Can Obama win popular vote but lose election?
By LIZ SIDOTI, Associated Press
WASHINGTON – It’s a nightmare scenario for Democrats — their nominee Barack Obama winning the popular vote while Republican John McCain ekes out an Electoral College victory. Sure, McCain trails in every recent national poll. Sure, surveys show that Obama leads in the race to reach the requisite 270 electoral votes to win the presidency.
Sure, chances of Republicans retaining the White House are remote.
But some last-minute state polls show the GOP nominee closing the gap in key states — Republican turf of Virginia, Florida and Ohio among them, and Democratic-leaning Pennsylvania, too.
If the tightening polls are correct and undecided voters in those states break McCain’s way — both big ifs — that could make for a repeat of the 2000 heartbreaker for Democrats that gave Republicans the White House.
In 2000, Democrat Al Gore narrowly won the popular vote by 537,179 votes. But George W. Bush won the state-by-state electoral balloting that determines the presidency, 271 to 266. The outcome wasn’t clear until a 36-day recount awarded Florida, then worth 25 electoral votes, to Bush by just a 537-vote margin.
Before the 2000 election, political insiders had speculated just the opposite, that perhaps Bush would win the popular vote but lose the presidency to Gore.
One day before the 2008 election, Obama sat atop every national poll.
Enthusiastic by all measures, the Illinois senator’s Democratic base was expected to run up the score in liberal bastions of party strongholds such as New York and California.
But the race appeared to be naturally tightening in top battlegrounds that each candidate likely will need to help them reach the magic number in the Electoral College, electoral-rich Florida, Ohio, Pennsylvania and Virginia among them.
To win, McCain must hold on to most states that went to Bush in 2004, or pick up one or more that went to Democrat John Kerry four years ago to make up for any losses. McCain’s biggest target for a pickup is Pennsylvania, which offers 21 votes and where several public polls show Obama’s lead shrinking from double digits to single digits.
McCain faces a steep hurdle. Obama leads or is tied in a dozen or so Bush-won states, and has the advantage in most Kerry-won states.
The Republican’s campaign argues that as national surveys tighten, McCain’s standing in key states also rises and that, combined with get-out-the-vote efforts, will lift McCain to victory in Bush states and, perhaps, others.
“What we’re in for is a slam-bang finish. … He’s been counted out before and won these kinds of states, and we’re in the process of winning them right now,” Rick Davis, McCain’s campaign manager, said Sunday.
Obama’s team is awash in confidence.
“We think we have a decisive edge right now” in states Bush won four years ago, said David Plouffe, Obama’s campaign manager.

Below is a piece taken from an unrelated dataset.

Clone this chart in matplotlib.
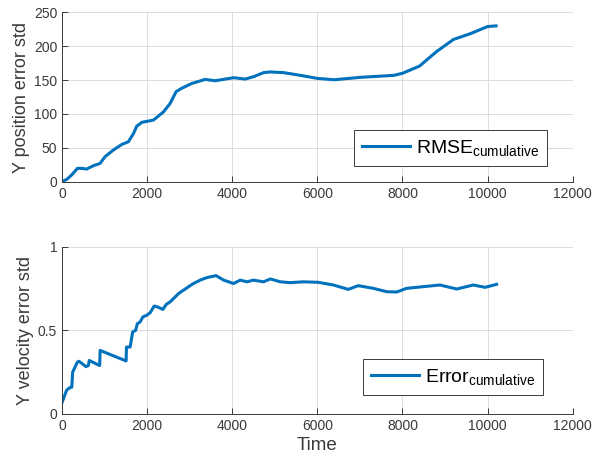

There’s still another possibility, perhaps more improbable than the first — that McCain wins the popular vote while Obama clinches the White House.
True, Democrats have been fired up all year.

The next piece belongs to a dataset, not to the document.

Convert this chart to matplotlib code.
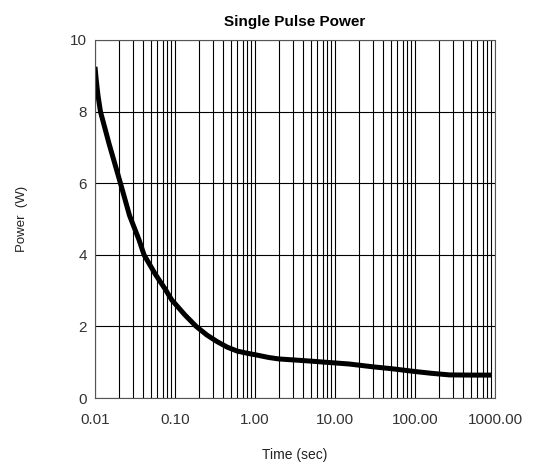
import numpy as np
import matplotlib.pyplot as plt
from matplotlib.ticker import LogLocator, FixedLocator, NullFormatter

plt.rcParams['font.family'] = ['Liberation Sans', 'DejaVu Sans']

# curve
time_sec = [0.01, 0.0104, 0.0109, 0.0117, 0.015, 0.0208, 0.027, 0.0356, 0.041, 0.057, 0.075,
            0.091, 0.133, 0.184, 0.25, 0.339, 0.45, 0.6, 0.8, 1.05, 1.5,
            2.0, 3.2, 5.0, 7.5, 15.0, 30.0, 50.0, 100.0, 160.0, 270.0, 500.0, 900.0]
power_w = [9.25, 8.85, 8.45, 8.0, 7.1, 6.0, 5.1, 4.41, 4.0, 3.45, 3.05,
           2.74, 2.32, 2.0, 1.76, 1.57, 1.42, 1.31, 1.25, 1.2, 1.13,
           1.09, 1.06, 1.03, 1.0, 0.95, 0.87, 0.82, 0.74, 0.69, 0.645, 0.64, 0.64]

xtick_vals = [0.01, 0.1, 1, 10, 100, 1000]
xtick_labels = ['0.01', '0.10', '1.00', '10.00', '100.00', '1000.00']

fig = plt.figure(figsize=(5.33, 4.72), dpi=100)
ax = fig.add_axes([95 / 533, 1 - 398 / 472, 400 / 533, 358 / 472])

ax.plot(time_sec, power_w, color='black', linewidth=3.6,
        solid_capstyle='butt', solid_joinstyle='round')

ax.set_xscale('log')
ax.set_xlim(0.01, 1000)
ax.set_ylim(0, 10)
ax.xaxis.set_major_locator(FixedLocator(xtick_vals))
ax.set_xticklabels(xtick_labels)
ax.xaxis.set_minor_locator(LogLocator(base=10, subs=np.arange(2, 10)))
ax.xaxis.set_minor_formatter(NullFormatter())
ax.set_yticks([0, 2, 4, 6, 8, 10])

ax.grid(True, which='both', axis='x', color='black', linewidth=0.8)
ax.grid(True, which='major', axis='y', color='black', linewidth=0.8)
ax.tick_params(which='both', length=0, labelsize=11, labelcolor='#333333')
ax.tick_params(axis='x', pad=11)
ax.tick_params(axis='y', pad=6)

for s in ax.spines.values():
    s.set_color('#555555')
    s.set_linewidth(0.8)

ax.set_title('Single Pulse Power', fontsize=11, fontweight='bold', pad=10)
ax.set_xlabel('Time (sec)', fontsize=10, color='#222222', labelpad=15)
ax.set_ylabel('Power  (W)', fontsize=9.5, color='#222222', labelpad=30)

fig.savefig('out.png', dpi=100)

True, Republicans haven’t been.
True, Obama and McCain have been faring about even among independent voters.
But there are signs that the GOP’s conservative base has rallied in the final stretch and these voters usually turn out in droves, even if lukewarm on the candidate.
Then there’s the question of a tie in the Electoral College. In that case, members of the next House would select the winner.
If Obama carries every state that Democrat John Kerry won in 2004, plus Iowa, New Mexico and Nevada, then he and McCain each would have 269 electoral votes. A tie also would result if McCain takes New Hampshire from the Democrats’ column but loses Iowa, New Mexico and another state that Bush won, Colorado.
In an election year that’s defied conventional wisdom time and again, anything can happen.